Sliding doors - how strange that a simple phone call "you're hired" can so completely change things. Destiny?

Then again, I suppose leaving South Africa in the first place was opening a new door - a daunting and exciting action I'd heartily recommend to anyone!

Wednesday, September 13, 2006

Escape from Crumbley Castle

Get me out of here, this home of geriatric crumblies slowly revolving around the dancefloor to music played by balding men.

Breakfast at 8.30, on the coach at 9.30, trapped for 2 hours listening to people talk about operations and death, followed by a brief burst of excitement in some hokey little scottish town, then it's back on the coach. Arrive at 17.00, dinner at 19.00, 'entertainment' at 20.30 and then bed.

Rinse and Repeat.

All the time, the scottish glens entice me, the fact that out there is wildlife, whiskey, walks, boats, young people. Glasgow just 50 miles down the road with bars, clubs and night life. City of culture.

This is a hotel of culture, but it's the kind you find in a petri dish, otherwise known as mould.

I wonder down the corridors chanting "Red ruuuum" "Reeeddd Ruuuuum" - I'd take that scenario over normality. Perhaps someone will break down my door with an axe this evening. I'll leap out the window running naked screaming for the hills, clutching bottles of single malt whiskey to my chest, being pelted with shortbread and haggis.

This is Scotland for christs sake, it's NOT supposed to be like this, is it?

Perhaps it is, which is why most Scottish people leave as soon as they get the chance.
How many lochs, glens, castles and wee twee towns can you really take before you either leave, or hit the bottle? It's no wonder that the Scottish perfected the art of Whiskey, there's fuck all else to do up here!

It's either that or start a fight, or do both.

I protest too much, I do. This is fantastic scenery, it really is, if I could actually get to WALK on some of it, instead of sitting on the coach for bum numbing hours with people a million years older than me.

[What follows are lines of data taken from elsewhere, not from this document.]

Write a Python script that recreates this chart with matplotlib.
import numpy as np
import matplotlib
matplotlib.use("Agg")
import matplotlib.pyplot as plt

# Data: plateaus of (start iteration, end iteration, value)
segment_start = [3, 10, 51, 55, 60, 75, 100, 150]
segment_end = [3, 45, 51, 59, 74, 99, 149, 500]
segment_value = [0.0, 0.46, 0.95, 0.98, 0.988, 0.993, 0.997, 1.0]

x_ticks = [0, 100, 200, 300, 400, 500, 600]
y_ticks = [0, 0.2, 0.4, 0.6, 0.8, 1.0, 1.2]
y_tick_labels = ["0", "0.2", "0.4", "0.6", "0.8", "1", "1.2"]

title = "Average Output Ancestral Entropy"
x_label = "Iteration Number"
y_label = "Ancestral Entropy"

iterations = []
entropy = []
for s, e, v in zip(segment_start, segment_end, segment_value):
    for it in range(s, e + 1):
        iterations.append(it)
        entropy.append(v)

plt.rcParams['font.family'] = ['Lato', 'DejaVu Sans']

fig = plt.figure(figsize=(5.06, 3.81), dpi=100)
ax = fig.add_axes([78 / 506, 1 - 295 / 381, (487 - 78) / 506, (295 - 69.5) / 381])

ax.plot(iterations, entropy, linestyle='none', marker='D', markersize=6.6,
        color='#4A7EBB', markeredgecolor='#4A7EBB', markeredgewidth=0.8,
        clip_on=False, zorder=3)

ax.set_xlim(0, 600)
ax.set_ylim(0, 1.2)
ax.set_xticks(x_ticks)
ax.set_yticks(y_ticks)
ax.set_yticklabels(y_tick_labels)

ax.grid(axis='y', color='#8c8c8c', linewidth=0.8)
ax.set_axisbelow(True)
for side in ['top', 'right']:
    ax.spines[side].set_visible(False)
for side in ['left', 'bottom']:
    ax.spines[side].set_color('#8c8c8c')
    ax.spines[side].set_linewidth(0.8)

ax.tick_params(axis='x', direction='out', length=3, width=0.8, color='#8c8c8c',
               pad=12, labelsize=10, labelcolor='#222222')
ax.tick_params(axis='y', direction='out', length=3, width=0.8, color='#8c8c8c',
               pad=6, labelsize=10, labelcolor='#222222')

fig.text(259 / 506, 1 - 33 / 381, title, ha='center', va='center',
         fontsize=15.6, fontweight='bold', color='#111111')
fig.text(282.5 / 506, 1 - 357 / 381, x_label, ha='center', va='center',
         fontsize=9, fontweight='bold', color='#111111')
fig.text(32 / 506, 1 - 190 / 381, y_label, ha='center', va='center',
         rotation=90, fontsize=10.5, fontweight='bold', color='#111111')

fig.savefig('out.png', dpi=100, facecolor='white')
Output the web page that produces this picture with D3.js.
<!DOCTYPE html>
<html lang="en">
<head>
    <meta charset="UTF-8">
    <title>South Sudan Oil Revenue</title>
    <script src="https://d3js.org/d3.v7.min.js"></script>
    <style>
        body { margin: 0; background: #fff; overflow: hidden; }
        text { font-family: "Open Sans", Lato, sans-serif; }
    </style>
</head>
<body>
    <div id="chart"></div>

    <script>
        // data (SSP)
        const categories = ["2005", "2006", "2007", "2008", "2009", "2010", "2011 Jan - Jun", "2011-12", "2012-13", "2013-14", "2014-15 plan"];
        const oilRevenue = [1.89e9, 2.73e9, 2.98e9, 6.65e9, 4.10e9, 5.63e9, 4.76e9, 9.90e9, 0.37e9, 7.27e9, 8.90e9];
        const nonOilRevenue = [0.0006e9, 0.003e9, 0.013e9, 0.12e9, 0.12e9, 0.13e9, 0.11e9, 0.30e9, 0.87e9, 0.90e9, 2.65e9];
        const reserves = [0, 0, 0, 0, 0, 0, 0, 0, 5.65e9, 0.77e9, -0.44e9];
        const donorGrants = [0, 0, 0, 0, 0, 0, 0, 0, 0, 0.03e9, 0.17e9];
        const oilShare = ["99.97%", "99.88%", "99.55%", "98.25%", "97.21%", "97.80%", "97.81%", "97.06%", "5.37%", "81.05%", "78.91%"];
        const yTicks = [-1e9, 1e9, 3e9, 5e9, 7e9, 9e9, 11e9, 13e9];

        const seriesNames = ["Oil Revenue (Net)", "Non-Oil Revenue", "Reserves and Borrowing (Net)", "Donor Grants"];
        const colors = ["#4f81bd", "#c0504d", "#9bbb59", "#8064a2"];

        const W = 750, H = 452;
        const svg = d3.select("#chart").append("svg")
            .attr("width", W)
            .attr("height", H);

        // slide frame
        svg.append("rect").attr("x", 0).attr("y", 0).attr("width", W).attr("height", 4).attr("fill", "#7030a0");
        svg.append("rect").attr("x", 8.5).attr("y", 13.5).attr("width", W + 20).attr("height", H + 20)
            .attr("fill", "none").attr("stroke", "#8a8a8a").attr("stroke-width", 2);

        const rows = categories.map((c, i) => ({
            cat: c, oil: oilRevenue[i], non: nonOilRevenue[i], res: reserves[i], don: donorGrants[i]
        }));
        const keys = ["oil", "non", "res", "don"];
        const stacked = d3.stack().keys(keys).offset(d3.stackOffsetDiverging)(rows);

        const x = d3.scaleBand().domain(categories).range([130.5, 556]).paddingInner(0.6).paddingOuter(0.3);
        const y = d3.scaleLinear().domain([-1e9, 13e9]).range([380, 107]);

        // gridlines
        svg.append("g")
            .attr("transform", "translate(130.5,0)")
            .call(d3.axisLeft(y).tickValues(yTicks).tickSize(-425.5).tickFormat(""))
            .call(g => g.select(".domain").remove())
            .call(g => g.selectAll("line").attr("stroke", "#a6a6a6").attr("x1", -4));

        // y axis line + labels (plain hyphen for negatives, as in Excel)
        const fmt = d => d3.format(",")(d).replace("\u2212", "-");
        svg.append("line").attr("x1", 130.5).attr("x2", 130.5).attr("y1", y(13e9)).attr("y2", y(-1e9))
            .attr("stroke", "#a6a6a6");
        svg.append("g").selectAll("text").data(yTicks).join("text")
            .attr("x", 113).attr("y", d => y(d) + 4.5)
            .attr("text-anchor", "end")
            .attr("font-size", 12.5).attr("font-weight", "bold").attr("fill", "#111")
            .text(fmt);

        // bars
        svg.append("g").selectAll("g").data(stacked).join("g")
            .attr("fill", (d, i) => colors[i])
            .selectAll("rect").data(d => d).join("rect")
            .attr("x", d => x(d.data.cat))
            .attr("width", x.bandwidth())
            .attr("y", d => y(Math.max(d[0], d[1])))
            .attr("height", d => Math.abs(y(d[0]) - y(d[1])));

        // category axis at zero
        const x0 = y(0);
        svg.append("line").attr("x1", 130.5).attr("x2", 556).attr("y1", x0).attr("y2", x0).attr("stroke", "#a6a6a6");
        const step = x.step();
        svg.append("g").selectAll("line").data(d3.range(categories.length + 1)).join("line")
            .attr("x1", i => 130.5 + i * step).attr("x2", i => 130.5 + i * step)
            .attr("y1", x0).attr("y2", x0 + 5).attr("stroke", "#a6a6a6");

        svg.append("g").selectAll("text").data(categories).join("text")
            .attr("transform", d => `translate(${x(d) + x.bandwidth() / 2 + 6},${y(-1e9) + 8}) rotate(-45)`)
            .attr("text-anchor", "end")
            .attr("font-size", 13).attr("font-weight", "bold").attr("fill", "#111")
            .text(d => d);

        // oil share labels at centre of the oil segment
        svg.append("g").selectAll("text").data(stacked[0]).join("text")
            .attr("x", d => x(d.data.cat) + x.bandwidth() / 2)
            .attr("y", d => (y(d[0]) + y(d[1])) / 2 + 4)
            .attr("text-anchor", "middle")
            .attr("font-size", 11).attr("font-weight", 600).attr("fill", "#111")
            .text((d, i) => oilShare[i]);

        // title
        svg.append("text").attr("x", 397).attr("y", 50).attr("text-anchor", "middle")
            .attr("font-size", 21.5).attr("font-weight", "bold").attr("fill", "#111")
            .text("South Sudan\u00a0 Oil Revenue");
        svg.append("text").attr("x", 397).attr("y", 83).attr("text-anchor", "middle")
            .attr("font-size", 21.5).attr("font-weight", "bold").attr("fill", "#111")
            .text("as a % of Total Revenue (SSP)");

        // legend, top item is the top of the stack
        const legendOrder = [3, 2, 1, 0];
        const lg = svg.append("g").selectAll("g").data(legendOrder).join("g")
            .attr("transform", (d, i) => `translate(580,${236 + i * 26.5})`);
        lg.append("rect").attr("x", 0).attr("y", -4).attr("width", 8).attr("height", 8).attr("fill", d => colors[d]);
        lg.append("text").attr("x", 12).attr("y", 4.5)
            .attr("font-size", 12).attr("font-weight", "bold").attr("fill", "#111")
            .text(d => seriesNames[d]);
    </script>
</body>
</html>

"oooh, look dear, there's a deer, dear."
"Yes love, Agnes had hers taken out last week, she's been ever so poorly you know"
"oooh, look dear, isn't that a castle?"
"Yes love, my legs ache and my face is falling off, is it far to go?, I need to pee myself again"
"What dear?"
"I said isn't it a luverley twee dee dear"
"yes, yes it is, what day is it? I had a nice fish supper last millenium, it was ever so good, except for the bones, they get stuck in my ears you know."